SOURCE MATERIAL ->

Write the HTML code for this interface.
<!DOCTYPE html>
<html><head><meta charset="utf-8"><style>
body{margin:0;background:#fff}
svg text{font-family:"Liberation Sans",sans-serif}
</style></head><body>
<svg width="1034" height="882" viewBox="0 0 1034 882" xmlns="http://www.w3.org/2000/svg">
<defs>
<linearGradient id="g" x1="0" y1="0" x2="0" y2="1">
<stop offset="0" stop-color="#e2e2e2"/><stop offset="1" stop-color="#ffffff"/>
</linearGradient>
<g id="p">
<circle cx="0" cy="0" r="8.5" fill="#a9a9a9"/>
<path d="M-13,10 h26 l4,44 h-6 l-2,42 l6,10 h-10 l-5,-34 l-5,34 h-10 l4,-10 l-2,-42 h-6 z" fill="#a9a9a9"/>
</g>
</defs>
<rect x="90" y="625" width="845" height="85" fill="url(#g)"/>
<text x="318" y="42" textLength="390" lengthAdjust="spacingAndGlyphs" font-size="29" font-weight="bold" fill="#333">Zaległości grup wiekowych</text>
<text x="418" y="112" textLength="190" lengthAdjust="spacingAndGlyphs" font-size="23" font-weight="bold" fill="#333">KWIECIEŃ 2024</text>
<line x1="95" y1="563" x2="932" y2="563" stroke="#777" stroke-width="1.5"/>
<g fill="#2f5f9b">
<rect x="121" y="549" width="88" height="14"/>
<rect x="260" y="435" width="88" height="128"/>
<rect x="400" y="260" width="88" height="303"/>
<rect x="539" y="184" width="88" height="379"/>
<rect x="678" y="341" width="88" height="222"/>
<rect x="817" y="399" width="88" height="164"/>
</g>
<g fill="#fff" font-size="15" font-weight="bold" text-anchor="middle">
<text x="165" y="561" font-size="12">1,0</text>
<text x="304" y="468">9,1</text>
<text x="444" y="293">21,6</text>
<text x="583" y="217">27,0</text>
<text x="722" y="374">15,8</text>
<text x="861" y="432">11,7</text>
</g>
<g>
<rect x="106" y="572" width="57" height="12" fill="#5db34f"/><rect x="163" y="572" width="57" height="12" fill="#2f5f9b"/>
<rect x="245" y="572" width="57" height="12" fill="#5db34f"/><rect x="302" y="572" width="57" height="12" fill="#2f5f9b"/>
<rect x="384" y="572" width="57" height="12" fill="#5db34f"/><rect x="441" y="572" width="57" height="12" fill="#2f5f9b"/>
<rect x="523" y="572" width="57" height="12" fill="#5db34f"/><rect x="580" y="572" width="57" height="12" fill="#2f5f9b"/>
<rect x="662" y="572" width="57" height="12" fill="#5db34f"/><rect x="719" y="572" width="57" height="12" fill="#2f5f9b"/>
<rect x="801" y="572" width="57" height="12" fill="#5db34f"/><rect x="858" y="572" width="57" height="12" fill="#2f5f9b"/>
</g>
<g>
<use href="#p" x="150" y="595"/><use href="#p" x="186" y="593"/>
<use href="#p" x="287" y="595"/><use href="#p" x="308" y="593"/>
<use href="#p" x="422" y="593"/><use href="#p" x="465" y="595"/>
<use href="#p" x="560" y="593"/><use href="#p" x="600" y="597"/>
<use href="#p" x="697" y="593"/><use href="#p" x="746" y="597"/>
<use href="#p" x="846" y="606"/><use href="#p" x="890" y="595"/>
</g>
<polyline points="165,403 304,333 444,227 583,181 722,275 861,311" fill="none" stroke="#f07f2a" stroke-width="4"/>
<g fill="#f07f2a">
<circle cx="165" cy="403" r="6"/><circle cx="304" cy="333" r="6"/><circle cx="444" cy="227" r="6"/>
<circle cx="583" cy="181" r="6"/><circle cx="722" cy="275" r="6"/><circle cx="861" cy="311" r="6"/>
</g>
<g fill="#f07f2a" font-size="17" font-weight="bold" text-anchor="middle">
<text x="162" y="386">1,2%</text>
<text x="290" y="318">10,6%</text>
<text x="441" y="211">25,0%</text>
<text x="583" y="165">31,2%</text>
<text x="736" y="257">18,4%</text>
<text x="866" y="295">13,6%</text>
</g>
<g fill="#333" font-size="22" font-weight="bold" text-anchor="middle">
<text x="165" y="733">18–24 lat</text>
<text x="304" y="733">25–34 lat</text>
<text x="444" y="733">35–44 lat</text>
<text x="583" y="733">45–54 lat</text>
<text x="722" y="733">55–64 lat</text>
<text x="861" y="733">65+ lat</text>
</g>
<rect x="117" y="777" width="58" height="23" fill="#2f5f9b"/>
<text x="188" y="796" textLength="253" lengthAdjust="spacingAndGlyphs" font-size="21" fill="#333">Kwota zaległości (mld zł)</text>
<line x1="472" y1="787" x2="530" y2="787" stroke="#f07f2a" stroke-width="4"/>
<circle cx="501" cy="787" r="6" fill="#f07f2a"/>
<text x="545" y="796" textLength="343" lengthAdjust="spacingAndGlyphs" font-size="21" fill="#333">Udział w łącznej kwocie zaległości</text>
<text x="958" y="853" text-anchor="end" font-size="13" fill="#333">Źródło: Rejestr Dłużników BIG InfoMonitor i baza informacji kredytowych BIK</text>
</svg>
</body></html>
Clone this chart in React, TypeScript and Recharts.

SET EXERCISE -> Copy in full each line that holds the word "this".

WRITTEN ANSWER ->
Write the HTML code for this interface.
Clone this chart in React, TypeScript and Recharts.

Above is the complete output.